How many lines of the material below contain the string "size"? Answer with the number and nothing else.

────────────────────────────────────────

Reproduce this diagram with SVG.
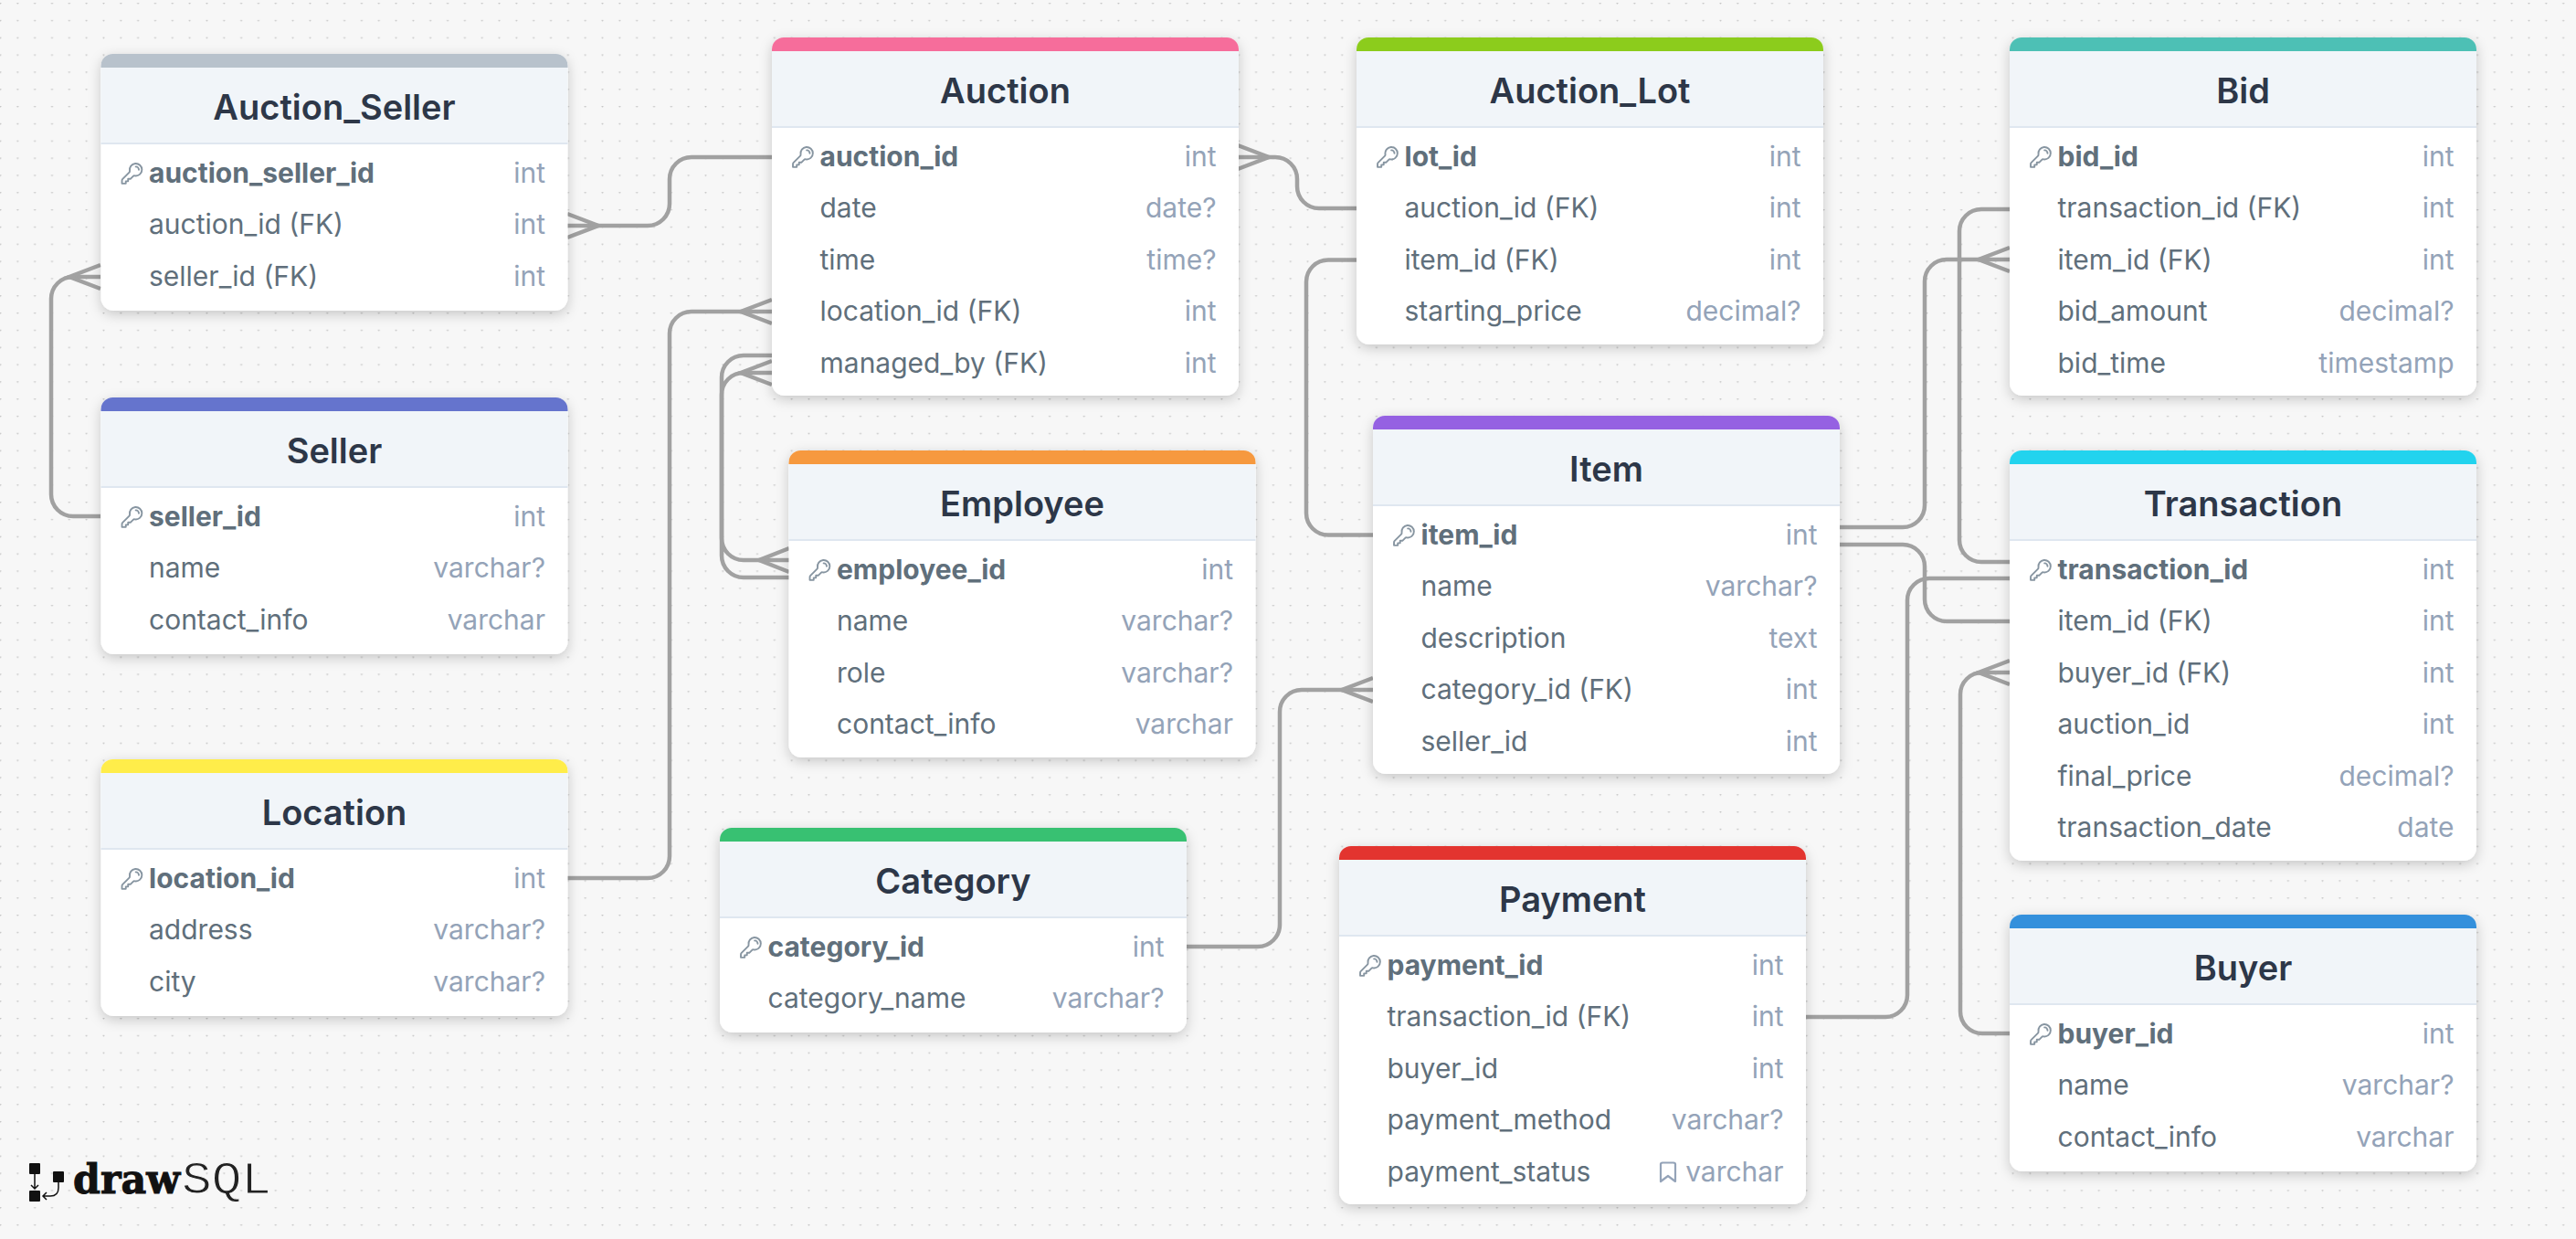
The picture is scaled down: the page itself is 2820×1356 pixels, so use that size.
<svg xmlns="http://www.w3.org/2000/svg" width="2820" height="1356" viewBox="0 0 2820 1356">
<style>
text{font-family:Inter,"Noto Sans",sans-serif}
.ti{font-size:38px;font-weight:600;fill:#2d3748;text-anchor:middle;transform:translateY(.5px)}
.n,.p,.t{font-size:30px;transform:translate(-.5px,-.2px)}
.n{fill:#606f7b}
.p{font-weight:700;fill:#606f7b}
.t{fill:#94a3b8;text-anchor:end}
.body{fill:#fff;filter:url(#sh)}
.hd{fill:#f1f5f9}
.ln{stroke:#dfe7f0;stroke-width:2}
.c{fill:none;stroke:#a1a1a1;stroke-width:4.500}
.ic{fill:none;stroke:#8795a1;stroke-width:1.700;stroke-linejoin:round;stroke-linecap:round}
</style>
<defs>
<pattern id="dots" width="18.83" height="18.83" patternUnits="userSpaceOnUse" y="3">
<circle cx="0.5" cy="0.5" r="1" fill="#c4c4c4"/><circle cx="19.33" cy="0.5" r="1" fill="#c4c4c4"/>
</pattern>
<filter id="sh" x="-10%" y="-10%" width="120%" height="125%"><feDropShadow dx="0" dy="4" stdDeviation="7" flood-color="#000" flood-opacity="0.2"/></filter>
<path id="band" d="M0 15V13A13 13 0 0 1 13 0H498A13 13 0 0 1 511 13V15Z"/>
<path id="key" class="ic" transform="translate(20.5,117.5) scale(1.12)" d="M15.75 5.25a3 3 0 013 3m3 0a6 6 0 01-7.029 5.912c-.563-.097-1.159.026-1.563.43L10.5 17.25H8.25v2.25H6v2.25H2.25v-2.818c0-.597.237-1.17.659-1.591l6.499-6.499c.404-.404.527-1 .43-1.563A6 6 0 1121.75 8.25z"/>
</defs>
<rect width="2820" height="1356" fill="#f7f7f7"/>
<rect width="2820" height="1356" fill="url(#dots)"/>

<g id="connectors">
<path class="c" d="M621 247H709A24 24 0 0 0 733 223V196A24 24 0 0 1 757 172H845"/>
<path class="c" d="M621 234L655 247L621 260"/>
<path class="c" d="M110 303H80A24 24 0 0 0 56 327V541A24 24 0 0 0 80 565H110"/>
<path class="c" d="M110 290L76 303L110 316"/>
<path class="c" d="M621 961H709A24 24 0 0 0 733 937V365A24 24 0 0 1 757 341H845"/>
<path class="c" d="M845 328L811 341L845 354"/>
<path class="c" d="M845 389H814A24 24 0 0 0 790 413V608A24 24 0 0 0 814 632H864"/>
<path class="c" d="M845 408H814A24 24 0 0 0 790 432V589A24 24 0 0 0 814 613H864"/>
<path class="c" d="M845 395L811 408L845 421"/>
<path class="c" d="M864 600L831 613L864 626"/>
<path class="c" d="M1355 172H1396A24 24 0 0 1 1420 196V204A24 24 0 0 0 1444 228H1485"/>
<path class="c" d="M1355 159L1389 172L1355 185"/>
<path class="c" d="M1485 284.500H1454A24 24 0 0 0 1430 308.500V561.500A24 24 0 0 0 1454 585.500H1503"/>
<path class="c" d="M1298 1036H1377A24 24 0 0 0 1401 1012V779A24 24 0 0 1 1425 755H1503"/>
<path class="c" d="M1503 742L1469 755L1503 768"/>
<path class="c" d="M2014 577H2083A24 24 0 0 0 2107 553V308A24 24 0 0 1 2131 284H2200"/>
<path class="c" d="M2200 271L2166 284L2200 297"/>
<path class="c" d="M2200 229H2169A24 24 0 0 0 2145 253V591A24 24 0 0 0 2169 615H2200"/>
<path class="c" d="M2014 596H2083A24 24 0 0 1 2107 620V656A24 24 0 0 0 2131 680H2200"/>
<path class="c" d="M1977 1113H2064A24 24 0 0 0 2088 1089V657A24 24 0 0 1 2112 633H2200"/>
<path class="c" d="M2200 1131H2170A24 24 0 0 1 2146 1107V760A24 24 0 0 1 2170 736H2200"/>
<path class="c" d="M2200 723L2166 736L2200 749"/>
</g>

<g id="auction_seller" transform="translate(110.5,59)">
<rect class="body" width="511" height="281" rx="14"/><rect class="hd" y="14" width="511" height="84"/><use href="#band" fill="#b8c2cc"/><line class="ln" x2="511" y1="98" y2="98"/>
<text class="ti" x="255.500" y="71">Auction_Seller</text>
<use href="#key"/><text class="p" x="53" y="141">auction_seller_id</text><text class="t" x="487" y="141">int</text>
<text class="n" x="53" y="197.500">auction_id (FK)</text><text class="t" x="487" y="197.500">int</text>
<text class="n" x="53" y="254">seller_id (FK)</text><text class="t" x="487" y="254">int</text>
</g>
<g id="seller" transform="translate(110.5,435)">
<rect class="body" width="511" height="281" rx="14"/><rect class="hd" y="14" width="511" height="84"/><use href="#band" fill="#6574cd"/><line class="ln" x2="511" y1="98" y2="98"/>
<text class="ti" x="255.500" y="71">Seller</text>
<use href="#key"/><text class="p" x="53" y="141">seller_id</text><text class="t" x="487" y="141">int</text>
<text class="n" x="53" y="197.500">name</text><text class="t" x="487" y="197.500">varchar?</text>
<text class="n" x="53" y="254">contact_info</text><text class="t" x="487" y="254">varchar</text>
</g>
<g id="location" transform="translate(110.5,831)">
<rect class="body" width="511" height="281" rx="14"/><rect class="hd" y="14" width="511" height="84"/><use href="#band" fill="#ffed4a"/><line class="ln" x2="511" y1="98" y2="98"/>
<text class="ti" x="255.500" y="71">Location</text>
<use href="#key"/><text class="p" x="53" y="141">location_id</text><text class="t" x="487" y="141">int</text>
<text class="n" x="53" y="197.500">address</text><text class="t" x="487" y="197.500">varchar?</text>
<text class="n" x="53" y="254">city</text><text class="t" x="487" y="254">varchar?</text>
</g>
<g id="auction" transform="translate(845,41)">
<rect class="body" width="511" height="392" rx="14"/><rect class="hd" y="14" width="511" height="84"/><use href="#band" fill="#f66d9b"/><line class="ln" x2="511" y1="98" y2="98"/>
<text class="ti" x="255.500" y="71">Auction</text>
<use href="#key"/><text class="p" x="53" y="141">auction_id</text><text class="t" x="487" y="141">int</text>
<text class="n" x="53" y="197.500">date</text><text class="t" x="487" y="197.500">date?</text>
<text class="n" x="53" y="254">time</text><text class="t" x="487" y="254">time?</text>
<text class="n" x="53" y="310.500">location_id (FK)</text><text class="t" x="487" y="310.500">int</text>
<text class="n" x="53" y="367">managed_by (FK)</text><text class="t" x="487" y="367">int</text>
</g>
<g id="employee" transform="translate(863.5,493)">
<rect class="body" width="511" height="336" rx="14"/><rect class="hd" y="14" width="511" height="84"/><use href="#band" fill="#f6993f"/><line class="ln" x2="511" y1="98" y2="98"/>
<text class="ti" x="255.500" y="71">Employee</text>
<use href="#key"/><text class="p" x="53" y="141">employee_id</text><text class="t" x="487" y="141">int</text>
<text class="n" x="53" y="197.500">name</text><text class="t" x="487" y="197.500">varchar?</text>
<text class="n" x="53" y="254">role</text><text class="t" x="487" y="254">varchar?</text>
<text class="n" x="53" y="310.500">contact_info</text><text class="t" x="487" y="310.500">varchar</text>
</g>
<g id="category" transform="translate(788,906)">
<rect class="body" width="511" height="224" rx="14"/><rect class="hd" y="14" width="511" height="84"/><use href="#band" fill="#38c172"/><line class="ln" x2="511" y1="98" y2="98"/>
<text class="ti" x="255.500" y="71">Category</text>
<use href="#key"/><text class="p" x="53" y="141">category_id</text><text class="t" x="487" y="141">int</text>
<text class="n" x="53" y="197.500">category_name</text><text class="t" x="487" y="197.500">varchar?</text>
</g>
<g id="auction_lot" transform="translate(1485,41)">
<rect class="body" width="511" height="336" rx="14"/><rect class="hd" y="14" width="511" height="84"/><use href="#band" fill="#8ccc1c"/><line class="ln" x2="511" y1="98" y2="98"/>
<text class="ti" x="255.500" y="71">Auction_Lot</text>
<use href="#key"/><text class="p" x="53" y="141">lot_id</text><text class="t" x="487" y="141">int</text>
<text class="n" x="53" y="197.500">auction_id (FK)</text><text class="t" x="487" y="197.500">int</text>
<text class="n" x="53" y="254">item_id (FK)</text><text class="t" x="487" y="254">int</text>
<text class="n" x="53" y="310.500">starting_price</text><text class="t" x="487" y="310.500">decimal?</text>
</g>
<g id="item" transform="translate(1503,455)">
<rect class="body" width="511" height="392" rx="14"/><rect class="hd" y="14" width="511" height="84"/><use href="#band" fill="#9561e2"/><line class="ln" x2="511" y1="98" y2="98"/>
<text class="ti" x="255.500" y="71">Item</text>
<use href="#key"/><text class="p" x="53" y="141">item_id</text><text class="t" x="487" y="141">int</text>
<text class="n" x="53" y="197.500">name</text><text class="t" x="487" y="197.500">varchar?</text>
<text class="n" x="53" y="254">description</text><text class="t" x="487" y="254">text</text>
<text class="n" x="53" y="310.500">category_id (FK)</text><text class="t" x="487" y="310.500">int</text>
<text class="n" x="53" y="367">seller_id</text><text class="t" x="487" y="367">int</text>
</g>
<g id="payment" transform="translate(1466,926)">
<rect class="body" width="511" height="392" rx="14"/><rect class="hd" y="14" width="511" height="84"/><use href="#band" fill="#e3342f"/><line class="ln" x2="511" y1="98" y2="98"/>
<text class="ti" x="255.500" y="71">Payment</text>
<use href="#key"/><text class="p" x="53" y="141">payment_id</text><text class="t" x="487" y="141">int</text>
<text class="n" x="53" y="197.500">transaction_id (FK)</text><text class="t" x="487" y="197.500">int</text>
<text class="n" x="53" y="254">buyer_id</text><text class="t" x="487" y="254">int</text>
<text class="n" x="53" y="310.500">payment_method</text><text class="t" x="487" y="310.500">varchar?</text>
<text class="n" x="53" y="367">payment_status</text><text class="t" x="487" y="367">varchar</text>
<path class="ic" style="stroke:#94a3b8;stroke-width:2.200" d="M352 348Q352 346.500 354 346.500H366Q368 346.500 368 348V367L360 361L352 367Z"/>
</g>
<g id="bid" transform="translate(2200,41)">
<rect class="body" width="511" height="392" rx="14"/><rect class="hd" y="14" width="511" height="84"/><use href="#band" fill="#4dc0b5"/><line class="ln" x2="511" y1="98" y2="98"/>
<text class="ti" x="255.500" y="71">Bid</text>
<use href="#key"/><text class="p" x="53" y="141">bid_id</text><text class="t" x="487" y="141">int</text>
<text class="n" x="53" y="197.500">transaction_id (FK)</text><text class="t" x="487" y="197.500">int</text>
<text class="n" x="53" y="254">item_id (FK)</text><text class="t" x="487" y="254">int</text>
<text class="n" x="53" y="310.500">bid_amount</text><text class="t" x="487" y="310.500">decimal?</text>
<text class="n" x="53" y="367">bid_time</text><text class="t" x="487" y="367">timestamp</text>
</g>
<g id="transaction" transform="translate(2200,493)">
<rect class="body" width="511" height="449" rx="14"/><rect class="hd" y="14" width="511" height="84"/><use href="#band" fill="#22d3ee"/><line class="ln" x2="511" y1="98" y2="98"/>
<text class="ti" x="255.500" y="71">Transaction</text>
<use href="#key"/><text class="p" x="53" y="141">transaction_id</text><text class="t" x="487" y="141">int</text>
<text class="n" x="53" y="197.500">item_id (FK)</text><text class="t" x="487" y="197.500">int</text>
<text class="n" x="53" y="254">buyer_id (FK)</text><text class="t" x="487" y="254">int</text>
<text class="n" x="53" y="310.500">auction_id</text><text class="t" x="487" y="310.500">int</text>
<text class="n" x="53" y="367">final_price</text><text class="t" x="487" y="367">decimal?</text>
<text class="n" x="53" y="423.500">transaction_date</text><text class="t" x="487" y="423.500">date</text>
</g>
<g id="buyer" transform="translate(2200,1001)">
<rect class="body" width="511" height="281" rx="14"/><rect class="hd" y="14" width="511" height="84"/><use href="#band" fill="#3490dc"/><line class="ln" x2="511" y1="98" y2="98"/>
<text class="ti" x="255.500" y="71">Buyer</text>
<use href="#key"/><text class="p" x="53" y="141">buyer_id</text><text class="t" x="487" y="141">int</text>
<text class="n" x="53" y="197.500">name</text><text class="t" x="487" y="197.500">varchar?</text>
<text class="n" x="53" y="254">contact_info</text><text class="t" x="487" y="254">varchar</text>
</g>

<g id="logo">
<rect x="32" y="1273" width="12" height="12" rx="1" fill="#111"/>
<rect x="32" y="1303" width="12" height="12" rx="1" fill="#111"/>
<rect x="58" y="1282" width="12" height="12" rx="1" fill="#111"/>
<path d="M38 1285V1301M34 1297L38 1301L42 1297M64 1294V1300Q64 1309 55 1309H47M51 1305L47 1309L51 1313" fill="none" stroke="#111" stroke-width="1.500"/>
<text x="80" y="1306" style="font-family:'DejaVu Serif',serif;font-weight:700;font-size:44px;stroke:#111;stroke-width:1" fill="#111" textLength="117" lengthAdjust="spacingAndGlyphs">draw</text>
<text x="199" y="1306" style="font-family:'Liberation Mono',monospace;font-size:50px;stroke:#f7f7f7;stroke-width:1;paint-order:fill" fill="#222" textLength="98" lengthAdjust="spacingAndGlyphs">SQL</text>
</g>
</svg>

────────────────────────────────────────

• SOLUTION TO THIS TASK:
5